Lockdown: A Mother Working From Home

By Archana Kumari, Visakhapatnam, India

The “work from home” has been treated like a cushion while seated on sofa in the COVID-19 pandemic. I am certain, those with younger kids, especially working mothers, have tasted it in a bitter sweet way.

I, too, was a part of this new trend for almost five months. Until we could understand this pandemic and adjust our lives accordingly, our eyes were simultaneously gauged into new mails, reports, work plans, webinars, zoom meetings, etc.

After working more than six years in the development sector, I had taken a break. Naina (my daughter) was two years old when I resumed my career in January 2019. I moved to Ranchi from Visakhapatnam, and was living at my parents’ home. Though it was tough, my husband and I thought that while Naina was growing, I could work with their support, escaping a long career gap.

Then, there was fear everywhere due to the nationwide lockdown announced in India on the 24th of March 2020. My parents are diabetic, and therefore taking extra precautions was a must to avoid COVID infection. It was like we four (my parents, me, and my daughter) were stuck at home, and it was same for everyone.

After couple of days of the lockdown, office work started picking up. My little one was only three and a half years old; it was next to impossible to open a laptop in front of her. She is very fond of touching keyboards. I was not sure how I would work. My job was to look after documentation and MIS. The other burden was taking care of the household chores, as our house help stopped coming.

I was losing my calm and was irritated with all the mails and deadlines.

Whatever time I could spend on my laptop was more like shouting at Naina, “Do not touch this”.

And I knew that way was not going to work.

One day, papa suggested working in a store room that is always stuffed with unwanted furniture. The only shortfall: there was no fan connection in the balcony, as the summer season started approaching. But it was OK. I told myself, “Something is better than nothing.”

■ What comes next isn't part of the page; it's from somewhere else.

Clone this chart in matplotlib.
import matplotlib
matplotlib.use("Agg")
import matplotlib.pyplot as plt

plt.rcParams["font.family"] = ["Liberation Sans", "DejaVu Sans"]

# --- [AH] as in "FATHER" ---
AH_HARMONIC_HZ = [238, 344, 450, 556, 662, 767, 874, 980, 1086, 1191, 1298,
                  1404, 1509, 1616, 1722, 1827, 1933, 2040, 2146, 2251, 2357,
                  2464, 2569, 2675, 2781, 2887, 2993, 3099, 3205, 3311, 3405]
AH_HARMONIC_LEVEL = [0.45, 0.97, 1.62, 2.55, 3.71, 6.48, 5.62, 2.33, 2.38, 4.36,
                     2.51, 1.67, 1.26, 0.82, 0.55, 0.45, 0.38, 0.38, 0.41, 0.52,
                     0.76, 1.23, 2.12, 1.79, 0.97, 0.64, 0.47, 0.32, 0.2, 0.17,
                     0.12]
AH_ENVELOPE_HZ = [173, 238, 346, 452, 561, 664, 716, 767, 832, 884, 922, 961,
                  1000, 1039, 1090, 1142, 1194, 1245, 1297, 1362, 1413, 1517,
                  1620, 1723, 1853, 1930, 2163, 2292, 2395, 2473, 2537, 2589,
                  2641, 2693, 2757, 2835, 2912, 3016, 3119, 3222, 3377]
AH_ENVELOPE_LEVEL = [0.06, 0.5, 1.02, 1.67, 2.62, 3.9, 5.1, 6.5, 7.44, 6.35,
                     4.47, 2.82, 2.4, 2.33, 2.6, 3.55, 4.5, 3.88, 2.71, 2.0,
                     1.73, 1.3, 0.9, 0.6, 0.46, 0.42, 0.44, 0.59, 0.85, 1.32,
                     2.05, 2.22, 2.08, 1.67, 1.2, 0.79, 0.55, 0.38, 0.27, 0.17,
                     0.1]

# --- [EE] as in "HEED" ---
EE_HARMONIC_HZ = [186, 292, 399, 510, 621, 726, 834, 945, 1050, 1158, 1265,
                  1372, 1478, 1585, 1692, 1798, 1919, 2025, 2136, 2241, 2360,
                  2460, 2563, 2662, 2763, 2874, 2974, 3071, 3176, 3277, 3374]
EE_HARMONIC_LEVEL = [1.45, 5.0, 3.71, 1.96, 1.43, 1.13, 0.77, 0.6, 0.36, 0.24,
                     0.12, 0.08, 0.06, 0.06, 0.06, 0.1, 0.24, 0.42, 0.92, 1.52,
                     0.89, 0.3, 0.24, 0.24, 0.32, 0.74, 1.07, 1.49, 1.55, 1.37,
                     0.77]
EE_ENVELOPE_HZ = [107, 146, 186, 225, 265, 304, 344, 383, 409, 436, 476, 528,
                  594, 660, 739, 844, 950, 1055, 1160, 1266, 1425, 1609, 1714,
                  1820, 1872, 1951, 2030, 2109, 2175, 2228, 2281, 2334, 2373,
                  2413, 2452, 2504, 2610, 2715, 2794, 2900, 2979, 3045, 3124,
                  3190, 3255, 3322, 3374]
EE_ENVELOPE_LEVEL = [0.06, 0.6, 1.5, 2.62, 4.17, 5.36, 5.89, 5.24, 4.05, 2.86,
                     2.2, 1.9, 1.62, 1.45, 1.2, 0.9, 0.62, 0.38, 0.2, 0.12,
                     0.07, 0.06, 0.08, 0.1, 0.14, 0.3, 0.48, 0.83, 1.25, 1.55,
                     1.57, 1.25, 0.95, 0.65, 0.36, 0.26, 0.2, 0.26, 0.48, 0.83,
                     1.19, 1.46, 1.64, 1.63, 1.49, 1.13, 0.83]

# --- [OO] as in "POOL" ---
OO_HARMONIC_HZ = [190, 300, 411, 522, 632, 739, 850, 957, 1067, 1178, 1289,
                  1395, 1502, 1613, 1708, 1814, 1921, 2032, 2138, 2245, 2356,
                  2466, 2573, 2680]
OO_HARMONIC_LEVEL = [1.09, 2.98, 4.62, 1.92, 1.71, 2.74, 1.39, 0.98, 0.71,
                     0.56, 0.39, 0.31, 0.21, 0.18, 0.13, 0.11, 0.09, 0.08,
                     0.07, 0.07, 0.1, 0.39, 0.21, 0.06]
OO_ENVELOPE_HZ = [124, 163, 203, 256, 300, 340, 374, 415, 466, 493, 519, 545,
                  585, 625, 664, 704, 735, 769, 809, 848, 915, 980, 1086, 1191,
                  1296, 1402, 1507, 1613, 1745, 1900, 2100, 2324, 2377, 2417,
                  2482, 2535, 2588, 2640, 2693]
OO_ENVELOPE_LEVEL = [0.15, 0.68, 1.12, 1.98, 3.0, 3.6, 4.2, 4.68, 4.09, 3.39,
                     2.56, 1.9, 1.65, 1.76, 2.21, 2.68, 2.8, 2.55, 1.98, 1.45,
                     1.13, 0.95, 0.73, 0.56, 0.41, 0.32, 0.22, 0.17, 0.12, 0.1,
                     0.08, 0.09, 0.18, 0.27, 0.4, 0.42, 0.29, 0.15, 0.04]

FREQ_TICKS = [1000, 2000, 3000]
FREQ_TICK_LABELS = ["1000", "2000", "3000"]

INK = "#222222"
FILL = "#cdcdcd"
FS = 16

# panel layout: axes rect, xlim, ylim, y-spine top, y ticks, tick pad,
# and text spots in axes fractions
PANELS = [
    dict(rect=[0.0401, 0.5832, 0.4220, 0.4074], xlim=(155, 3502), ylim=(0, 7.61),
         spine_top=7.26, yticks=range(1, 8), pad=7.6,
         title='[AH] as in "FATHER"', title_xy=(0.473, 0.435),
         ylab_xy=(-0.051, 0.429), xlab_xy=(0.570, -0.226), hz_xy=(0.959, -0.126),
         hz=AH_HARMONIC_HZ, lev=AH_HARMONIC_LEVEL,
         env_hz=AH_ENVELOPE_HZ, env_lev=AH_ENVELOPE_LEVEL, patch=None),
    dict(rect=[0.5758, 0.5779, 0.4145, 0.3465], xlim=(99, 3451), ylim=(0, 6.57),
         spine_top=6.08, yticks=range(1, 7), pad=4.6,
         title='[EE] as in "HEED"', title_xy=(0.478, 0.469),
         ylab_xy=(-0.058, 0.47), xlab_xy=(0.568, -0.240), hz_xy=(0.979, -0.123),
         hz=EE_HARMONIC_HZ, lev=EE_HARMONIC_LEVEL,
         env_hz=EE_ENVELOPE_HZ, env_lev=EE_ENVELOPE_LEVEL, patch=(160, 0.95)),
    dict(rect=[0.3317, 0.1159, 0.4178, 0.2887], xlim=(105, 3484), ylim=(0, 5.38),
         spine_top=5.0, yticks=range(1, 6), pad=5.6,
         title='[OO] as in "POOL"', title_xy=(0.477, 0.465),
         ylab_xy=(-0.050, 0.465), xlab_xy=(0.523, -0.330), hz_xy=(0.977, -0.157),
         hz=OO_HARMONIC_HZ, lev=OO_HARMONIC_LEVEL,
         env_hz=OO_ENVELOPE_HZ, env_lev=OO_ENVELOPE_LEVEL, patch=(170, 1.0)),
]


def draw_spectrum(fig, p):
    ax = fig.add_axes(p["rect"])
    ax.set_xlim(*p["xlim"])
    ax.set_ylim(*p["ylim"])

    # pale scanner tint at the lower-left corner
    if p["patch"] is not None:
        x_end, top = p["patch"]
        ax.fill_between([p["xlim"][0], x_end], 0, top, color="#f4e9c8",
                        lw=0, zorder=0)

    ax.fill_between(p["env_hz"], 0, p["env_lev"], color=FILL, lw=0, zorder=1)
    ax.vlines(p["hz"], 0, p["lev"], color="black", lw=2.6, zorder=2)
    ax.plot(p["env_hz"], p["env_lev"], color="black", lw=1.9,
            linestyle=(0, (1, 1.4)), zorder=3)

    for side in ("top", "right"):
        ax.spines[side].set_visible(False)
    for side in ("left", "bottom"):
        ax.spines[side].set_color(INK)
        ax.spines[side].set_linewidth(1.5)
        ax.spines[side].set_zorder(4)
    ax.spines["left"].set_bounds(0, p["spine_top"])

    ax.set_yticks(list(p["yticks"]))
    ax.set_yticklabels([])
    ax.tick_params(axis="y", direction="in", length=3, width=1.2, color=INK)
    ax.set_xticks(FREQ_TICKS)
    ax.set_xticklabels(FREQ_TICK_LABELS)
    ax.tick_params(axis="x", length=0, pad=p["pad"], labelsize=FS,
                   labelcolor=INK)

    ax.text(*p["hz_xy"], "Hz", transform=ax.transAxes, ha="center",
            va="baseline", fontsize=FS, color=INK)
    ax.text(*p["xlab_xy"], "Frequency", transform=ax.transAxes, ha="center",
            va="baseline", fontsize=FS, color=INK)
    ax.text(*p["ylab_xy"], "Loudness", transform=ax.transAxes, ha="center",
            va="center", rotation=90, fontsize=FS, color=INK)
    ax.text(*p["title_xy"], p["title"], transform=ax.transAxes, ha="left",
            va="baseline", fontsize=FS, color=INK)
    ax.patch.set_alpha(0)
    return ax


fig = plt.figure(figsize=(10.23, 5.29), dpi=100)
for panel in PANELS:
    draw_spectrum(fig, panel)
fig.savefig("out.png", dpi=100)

After I was done with the daily house work, my father took Naina into another room and meanwhile I moved to my new work station at around 11:00 am. My mother locked the door from the outside, so that my daughter could not see me. She sleeps in the afternoon for one or two hours, and that was my quick lunch break. For the unavoidable bio breaks, I had to call mom. She would open the door, and both my parents would guard all the possibilities of Naina seeing me. The swift sneaking out from my work station to the toilet and going back made me feel like I was walking like a thief.

My day ended probably by 6:00 pm. For some lengthy work, I had to wake up early in the morning so that I can give an extra two hours to my work.

I must say that for me, the office is the only place to work; home can never be, for those with younger kids; it distracts you. At times while working, if Naina screamed or cried, I immediately dialed my mom, asking, “What happened? I heard her crying.”

Days passed on like this. Due to COVID, Naina was not able to see her father. Our shinning eyes brimmed with tears in video calls. He could not travel to us for fear of getting infected. We decided that I would quit my job, and I moved back to Visakhapatnam in September 2020.